What to do
Identify each line containing the word "chart" and copy it.

_ _ _ _ _ _ _

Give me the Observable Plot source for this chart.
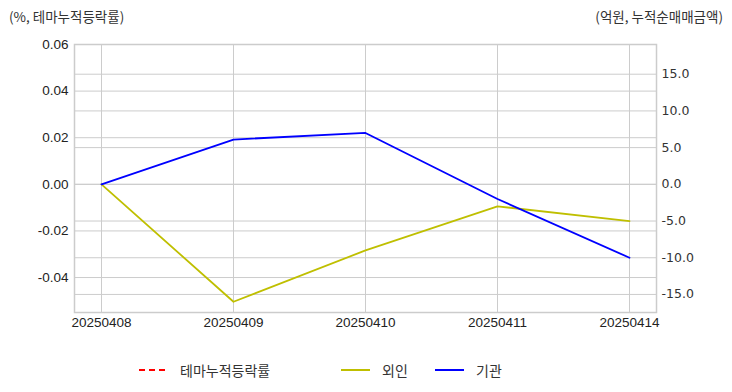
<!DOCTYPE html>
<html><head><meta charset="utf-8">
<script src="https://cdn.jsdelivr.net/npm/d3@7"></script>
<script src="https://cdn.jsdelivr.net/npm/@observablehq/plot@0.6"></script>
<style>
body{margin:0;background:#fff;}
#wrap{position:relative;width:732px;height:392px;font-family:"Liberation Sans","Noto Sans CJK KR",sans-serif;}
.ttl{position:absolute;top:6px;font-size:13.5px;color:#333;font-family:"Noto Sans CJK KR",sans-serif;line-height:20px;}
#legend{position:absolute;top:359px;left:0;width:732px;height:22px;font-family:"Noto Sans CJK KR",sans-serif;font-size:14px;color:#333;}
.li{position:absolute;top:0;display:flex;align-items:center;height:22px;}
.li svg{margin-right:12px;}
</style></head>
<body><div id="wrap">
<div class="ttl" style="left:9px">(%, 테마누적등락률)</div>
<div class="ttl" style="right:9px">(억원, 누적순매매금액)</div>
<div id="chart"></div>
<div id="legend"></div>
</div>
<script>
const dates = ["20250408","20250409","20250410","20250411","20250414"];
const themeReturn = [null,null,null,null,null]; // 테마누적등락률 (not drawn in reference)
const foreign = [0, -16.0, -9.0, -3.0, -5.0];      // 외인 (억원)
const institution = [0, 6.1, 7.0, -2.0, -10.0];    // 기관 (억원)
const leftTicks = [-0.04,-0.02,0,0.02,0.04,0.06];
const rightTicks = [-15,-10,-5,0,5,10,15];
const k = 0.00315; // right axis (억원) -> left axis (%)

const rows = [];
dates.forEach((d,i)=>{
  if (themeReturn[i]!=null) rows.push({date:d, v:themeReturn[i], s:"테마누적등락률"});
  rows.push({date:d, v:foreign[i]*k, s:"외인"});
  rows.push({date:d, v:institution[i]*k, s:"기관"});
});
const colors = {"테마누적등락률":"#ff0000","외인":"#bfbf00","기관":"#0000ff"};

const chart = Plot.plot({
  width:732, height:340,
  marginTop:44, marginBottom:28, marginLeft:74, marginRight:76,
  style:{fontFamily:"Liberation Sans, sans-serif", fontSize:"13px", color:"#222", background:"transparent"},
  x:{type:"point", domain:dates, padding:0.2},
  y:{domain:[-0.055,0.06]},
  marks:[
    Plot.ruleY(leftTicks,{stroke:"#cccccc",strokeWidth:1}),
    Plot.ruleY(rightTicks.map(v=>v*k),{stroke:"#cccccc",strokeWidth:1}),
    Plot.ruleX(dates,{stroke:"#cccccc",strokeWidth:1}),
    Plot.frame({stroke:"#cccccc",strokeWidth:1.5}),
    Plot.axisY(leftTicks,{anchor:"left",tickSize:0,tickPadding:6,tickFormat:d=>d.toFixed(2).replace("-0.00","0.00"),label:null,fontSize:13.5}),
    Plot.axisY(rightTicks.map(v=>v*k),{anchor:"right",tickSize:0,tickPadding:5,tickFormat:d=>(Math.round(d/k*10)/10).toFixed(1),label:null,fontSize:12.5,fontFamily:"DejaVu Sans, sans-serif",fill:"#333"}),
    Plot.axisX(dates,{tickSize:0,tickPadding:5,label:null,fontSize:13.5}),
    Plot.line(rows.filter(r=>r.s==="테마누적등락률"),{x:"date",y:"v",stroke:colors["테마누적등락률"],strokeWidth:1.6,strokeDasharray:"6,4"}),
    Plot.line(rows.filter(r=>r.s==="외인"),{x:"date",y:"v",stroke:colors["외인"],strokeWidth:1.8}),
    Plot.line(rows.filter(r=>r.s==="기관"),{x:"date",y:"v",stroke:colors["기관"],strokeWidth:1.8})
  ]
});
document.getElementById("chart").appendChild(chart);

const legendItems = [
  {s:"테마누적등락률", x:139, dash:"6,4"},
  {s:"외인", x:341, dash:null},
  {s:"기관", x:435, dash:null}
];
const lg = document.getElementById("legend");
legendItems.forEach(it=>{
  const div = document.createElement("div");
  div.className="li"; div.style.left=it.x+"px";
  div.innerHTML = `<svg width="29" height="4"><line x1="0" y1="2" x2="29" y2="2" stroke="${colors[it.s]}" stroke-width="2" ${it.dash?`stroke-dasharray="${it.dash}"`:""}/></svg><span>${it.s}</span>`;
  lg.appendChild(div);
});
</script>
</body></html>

_ _ _ _ _ _ _

Result of this task
Give me the Observable Plot source for this chart.
<div id="chart"></div>
const chart = Plot.plot({
document.getElementById("chart").appendChild(chart);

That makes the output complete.